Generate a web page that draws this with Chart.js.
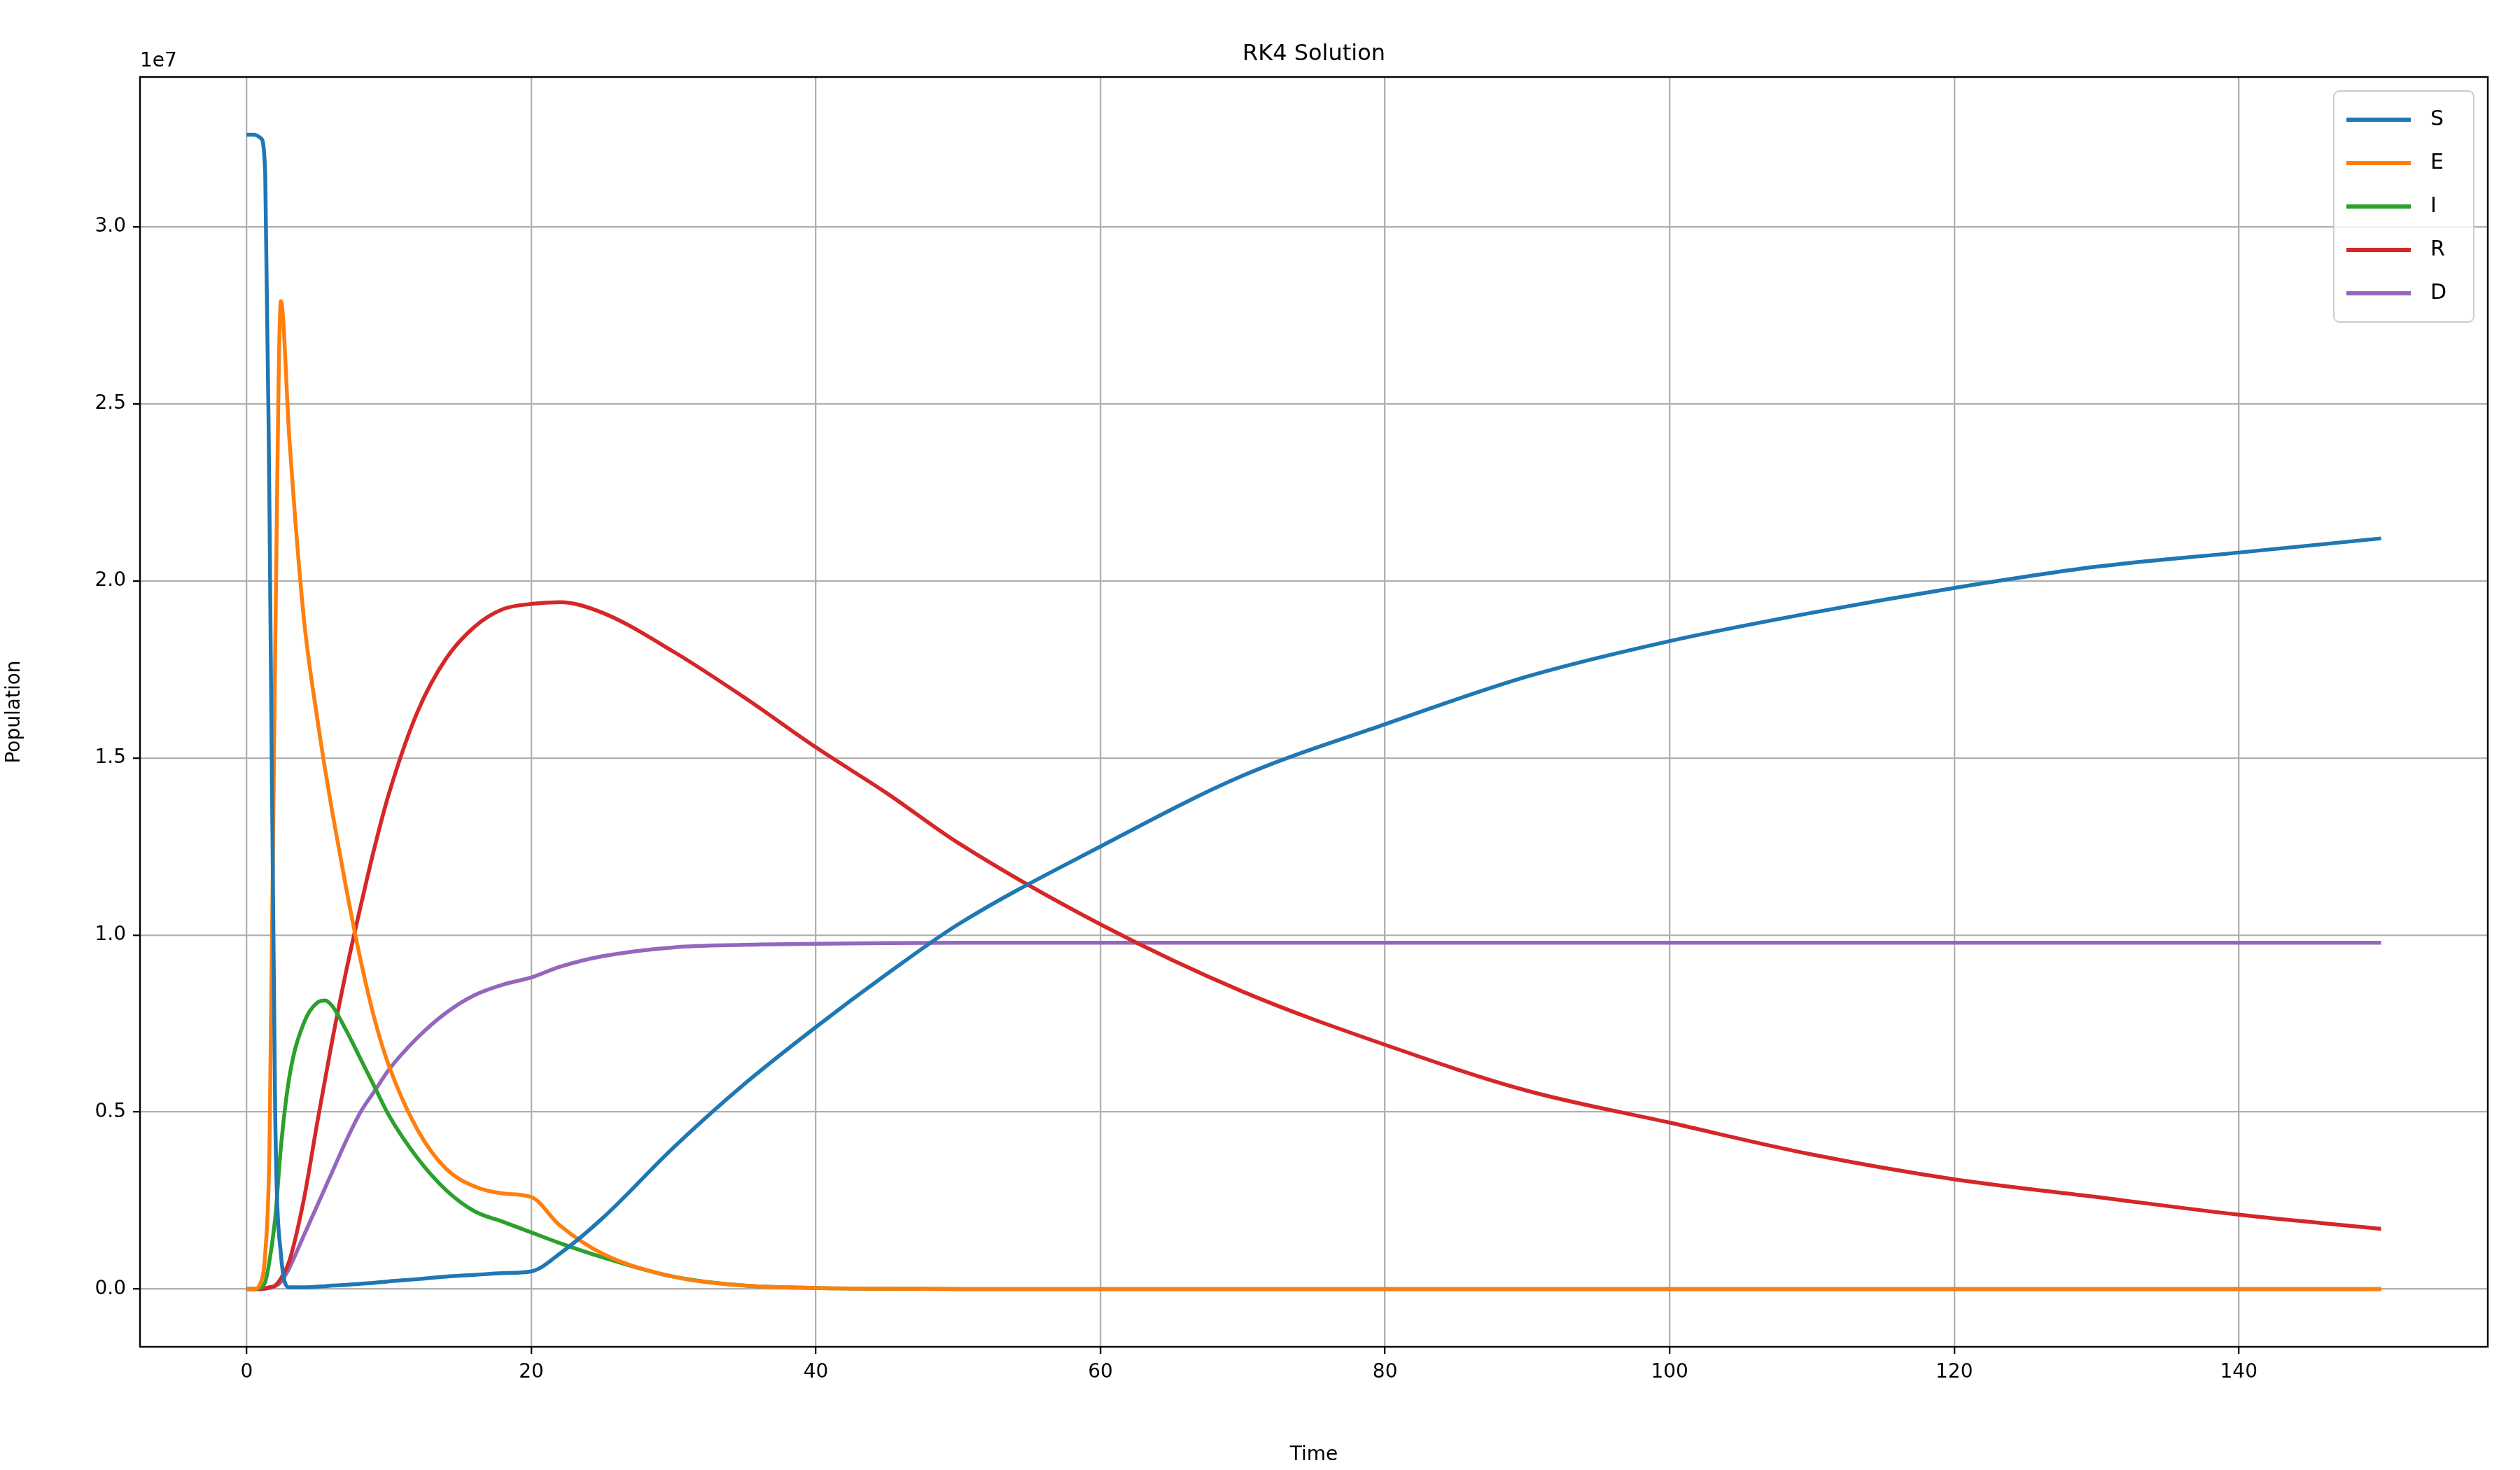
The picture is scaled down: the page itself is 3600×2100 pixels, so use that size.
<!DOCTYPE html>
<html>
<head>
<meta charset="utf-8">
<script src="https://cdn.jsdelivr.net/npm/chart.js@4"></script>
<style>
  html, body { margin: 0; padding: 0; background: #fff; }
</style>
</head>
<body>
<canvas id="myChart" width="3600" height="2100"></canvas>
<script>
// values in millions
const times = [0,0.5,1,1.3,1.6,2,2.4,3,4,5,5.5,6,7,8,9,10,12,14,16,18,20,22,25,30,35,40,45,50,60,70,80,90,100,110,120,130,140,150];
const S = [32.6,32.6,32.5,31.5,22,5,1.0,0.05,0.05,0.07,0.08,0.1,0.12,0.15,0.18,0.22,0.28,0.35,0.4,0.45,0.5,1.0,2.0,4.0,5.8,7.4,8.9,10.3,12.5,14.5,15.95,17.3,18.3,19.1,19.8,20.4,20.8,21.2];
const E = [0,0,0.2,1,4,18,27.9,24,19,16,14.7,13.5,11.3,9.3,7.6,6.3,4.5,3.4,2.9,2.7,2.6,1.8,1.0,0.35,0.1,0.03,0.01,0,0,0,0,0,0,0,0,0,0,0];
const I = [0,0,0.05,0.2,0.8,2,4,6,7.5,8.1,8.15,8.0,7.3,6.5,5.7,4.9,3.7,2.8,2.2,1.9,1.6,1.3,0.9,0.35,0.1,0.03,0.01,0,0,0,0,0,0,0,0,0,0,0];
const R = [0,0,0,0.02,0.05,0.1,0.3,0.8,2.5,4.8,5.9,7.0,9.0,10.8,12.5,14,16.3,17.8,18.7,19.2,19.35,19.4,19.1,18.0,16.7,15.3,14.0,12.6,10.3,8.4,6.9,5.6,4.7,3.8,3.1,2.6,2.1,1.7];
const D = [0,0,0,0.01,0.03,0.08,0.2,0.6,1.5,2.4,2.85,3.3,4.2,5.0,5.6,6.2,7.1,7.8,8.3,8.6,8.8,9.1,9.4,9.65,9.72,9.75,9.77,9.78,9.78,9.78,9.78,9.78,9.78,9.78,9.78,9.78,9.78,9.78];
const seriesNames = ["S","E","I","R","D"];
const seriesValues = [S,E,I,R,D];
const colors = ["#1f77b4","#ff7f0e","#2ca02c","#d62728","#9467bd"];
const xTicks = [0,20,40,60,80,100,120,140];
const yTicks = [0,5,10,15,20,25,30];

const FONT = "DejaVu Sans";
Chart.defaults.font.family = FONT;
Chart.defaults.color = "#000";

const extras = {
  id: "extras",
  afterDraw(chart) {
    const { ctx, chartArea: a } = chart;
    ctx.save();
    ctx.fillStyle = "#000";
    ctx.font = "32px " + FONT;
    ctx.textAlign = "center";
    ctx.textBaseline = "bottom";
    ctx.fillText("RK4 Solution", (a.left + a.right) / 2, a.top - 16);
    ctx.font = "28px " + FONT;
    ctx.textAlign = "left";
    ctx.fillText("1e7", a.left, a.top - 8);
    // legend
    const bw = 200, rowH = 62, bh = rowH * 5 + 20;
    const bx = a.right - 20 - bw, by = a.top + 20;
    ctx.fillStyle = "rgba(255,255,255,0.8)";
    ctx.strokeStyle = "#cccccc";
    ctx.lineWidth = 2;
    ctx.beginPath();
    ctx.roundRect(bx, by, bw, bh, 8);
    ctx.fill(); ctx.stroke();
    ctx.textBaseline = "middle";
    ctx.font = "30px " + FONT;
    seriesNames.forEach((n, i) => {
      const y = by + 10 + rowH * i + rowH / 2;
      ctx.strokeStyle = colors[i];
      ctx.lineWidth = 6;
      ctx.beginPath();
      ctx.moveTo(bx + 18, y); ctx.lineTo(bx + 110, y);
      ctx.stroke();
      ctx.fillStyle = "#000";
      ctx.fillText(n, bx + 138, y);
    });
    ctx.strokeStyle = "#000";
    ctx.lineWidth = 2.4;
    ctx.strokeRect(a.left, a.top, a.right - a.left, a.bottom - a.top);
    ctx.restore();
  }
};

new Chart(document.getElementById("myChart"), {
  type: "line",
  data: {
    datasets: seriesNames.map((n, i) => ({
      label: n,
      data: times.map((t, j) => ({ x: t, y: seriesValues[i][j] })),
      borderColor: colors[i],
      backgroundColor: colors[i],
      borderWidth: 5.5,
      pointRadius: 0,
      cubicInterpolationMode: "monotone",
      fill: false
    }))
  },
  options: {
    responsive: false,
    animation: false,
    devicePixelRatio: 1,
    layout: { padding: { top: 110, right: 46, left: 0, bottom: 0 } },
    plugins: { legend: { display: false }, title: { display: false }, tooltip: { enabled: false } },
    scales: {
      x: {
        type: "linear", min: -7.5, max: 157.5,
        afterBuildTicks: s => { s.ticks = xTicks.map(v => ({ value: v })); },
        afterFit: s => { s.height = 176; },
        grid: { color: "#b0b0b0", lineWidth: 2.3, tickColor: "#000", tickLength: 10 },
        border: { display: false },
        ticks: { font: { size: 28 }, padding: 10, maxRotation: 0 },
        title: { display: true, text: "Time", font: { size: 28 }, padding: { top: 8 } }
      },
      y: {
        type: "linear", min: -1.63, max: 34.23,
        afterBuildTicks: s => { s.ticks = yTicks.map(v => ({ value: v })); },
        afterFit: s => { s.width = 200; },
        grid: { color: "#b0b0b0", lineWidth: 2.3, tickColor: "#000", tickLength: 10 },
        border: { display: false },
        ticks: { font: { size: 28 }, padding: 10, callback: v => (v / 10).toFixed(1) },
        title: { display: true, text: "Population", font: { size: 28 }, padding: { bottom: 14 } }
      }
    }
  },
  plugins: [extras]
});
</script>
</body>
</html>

§ **EXERCISE**: Make an exact copy of the listing above. Do not include the pictures.

§ **TASK RESULT**:
Generate a web page that draws this with Chart.js.
The picture is scaled down: the page itself is 3600×2100 pixels, so use that size.
<!DOCTYPE html>
<html>
<head>
<meta charset="utf-8">
<script src="https://cdn.jsdelivr.net/npm/chart.js@4"></script>
<style>
  html, body { margin: 0; padding: 0; background: #fff; }
</style>
</head>
<body>
<canvas id="myChart" width="3600" height="2100"></canvas>
<script>
// values in millions
const times = [0,0.5,1,1.3,1.6,2,2.4,3,4,5,5.5,6,7,8,9,10,12,14,16,18,20,22,25,30,35,40,45,50,60,70,80,90,100,110,120,130,140,150];
const S = [32.6,32.6,32.5,31.5,22,5,1.0,0.05,0.05,0.07,0.08,0.1,0.12,0.15,0.18,0.22,0.28,0.35,0.4,0.45,0.5,1.0,2.0,4.0,5.8,7.4,8.9,10.3,12.5,14.5,15.95,17.3,18.3,19.1,19.8,20.4,20.8,21.2];
const E = [0,0,0.2,1,4,18,27.9,24,19,16,14.7,13.5,11.3,9.3,7.6,6.3,4.5,3.4,2.9,2.7,2.6,1.8,1.0,0.35,0.1,0.03,0.01,0,0,0,0,0,0,0,0,0,0,0];
const I = [0,0,0.05,0.2,0.8,2,4,6,7.5,8.1,8.15,8.0,7.3,6.5,5.7,4.9,3.7,2.8,2.2,1.9,1.6,1.3,0.9,0.35,0.1,0.03,0.01,0,0,0,0,0,0,0,0,0,0,0];
const R = [0,0,0,0.02,0.05,0.1,0.3,0.8,2.5,4.8,5.9,7.0,9.0,10.8,12.5,14,16.3,17.8,18.7,19.2,19.35,19.4,19.1,18.0,16.7,15.3,14.0,12.6,10.3,8.4,6.9,5.6,4.7,3.8,3.1,2.6,2.1,1.7];
const D = [0,0,0,0.01,0.03,0.08,0.2,0.6,1.5,2.4,2.85,3.3,4.2,5.0,5.6,6.2,7.1,7.8,8.3,8.6,8.8,9.1,9.4,9.65,9.72,9.75,9.77,9.78,9.78,9.78,9.78,9.78,9.78,9.78,9.78,9.78,9.78,9.78];
const seriesNames = ["S","E","I","R","D"];
const seriesValues = [S,E,I,R,D];
const colors = ["#1f77b4","#ff7f0e","#2ca02c","#d62728","#9467bd"];
const xTicks = [0,20,40,60,80,100,120,140];
const yTicks = [0,5,10,15,20,25,30];

const FONT = "DejaVu Sans";
Chart.defaults.font.family = FONT;
Chart.defaults.color = "#000";

const extras = {
  id: "extras",
  afterDraw(chart) {
    const { ctx, chartArea: a } = chart;
    ctx.save();
    ctx.fillStyle = "#000";
    ctx.font = "32px " + FONT;
    ctx.textAlign = "center";
    ctx.textBaseline = "bottom";
    ctx.fillText("RK4 Solution", (a.left + a.right) / 2, a.top - 16);
    ctx.font = "28px " + FONT;
    ctx.textAlign = "left";
    ctx.fillText("1e7", a.left, a.top - 8);
    // legend
    const bw = 200, rowH = 62, bh = rowH * 5 + 20;
    const bx = a.right - 20 - bw, by = a.top + 20;
    ctx.fillStyle = "rgba(255,255,255,0.8)";
    ctx.strokeStyle = "#cccccc";
    ctx.lineWidth = 2;
    ctx.beginPath();
    ctx.roundRect(bx, by, bw, bh, 8);
    ctx.fill(); ctx.stroke();
    ctx.textBaseline = "middle";
    ctx.font = "30px " + FONT;
    seriesNames.forEach((n, i) => {
      const y = by + 10 + rowH * i + rowH / 2;
      ctx.strokeStyle = colors[i];
      ctx.lineWidth = 6;
      ctx.beginPath();
      ctx.moveTo(bx + 18, y); ctx.lineTo(bx + 110, y);
      ctx.stroke();
      ctx.fillStyle = "#000";
      ctx.fillText(n, bx + 138, y);
    });
    ctx.strokeStyle = "#000";
    ctx.lineWidth = 2.4;
    ctx.strokeRect(a.left, a.top, a.right - a.left, a.bottom - a.top);
    ctx.restore();
  }
};

new Chart(document.getElementById("myChart"), {
  type: "line",
  data: {
    datasets: seriesNames.map((n, i) => ({
      label: n,
      data: times.map((t, j) => ({ x: t, y: seriesValues[i][j] })),
      borderColor: colors[i],
      backgroundColor: colors[i],
      borderWidth: 5.5,
      pointRadius: 0,
      cubicInterpolationMode: "monotone",
      fill: false
    }))
  },
  options: {
    responsive: false,
    animation: false,
    devicePixelRatio: 1,
    layout: { padding: { top: 110, right: 46, left: 0, bottom: 0 } },
    plugins: { legend: { display: false }, title: { display: false }, tooltip: { enabled: false } },
    scales: {
      x: {
        type: "linear", min: -7.5, max: 157.5,
        afterBuildTicks: s => { s.ticks = xTicks.map(v => ({ value: v })); },
        afterFit: s => { s.height = 176; },
        grid: { color: "#b0b0b0", lineWidth: 2.3, tickColor: "#000", tickLength: 10 },
        border: { display: false },
        ticks: { font: { size: 28 }, padding: 10, maxRotation: 0 },
        title: { display: true, text: "Time", font: { size: 28 }, padding: { top: 8 } }
      },
      y: {
        type: "linear", min: -1.63, max: 34.23,
        afterBuildTicks: s => { s.ticks = yTicks.map(v => ({ value: v })); },
        afterFit: s => { s.width = 200; },
        grid: { color: "#b0b0b0", lineWidth: 2.3, tickColor: "#000", tickLength: 10 },
        border: { display: false },
        ticks: { font: { size: 28 }, padding: 10, callback: v => (v / 10).toFixed(1) },
        title: { display: true, text: "Population", font: { size: 28 }, padding: { bottom: 14 } }
      }
    }
  },
  plugins: [extras]
});
</script>
</body>
</html>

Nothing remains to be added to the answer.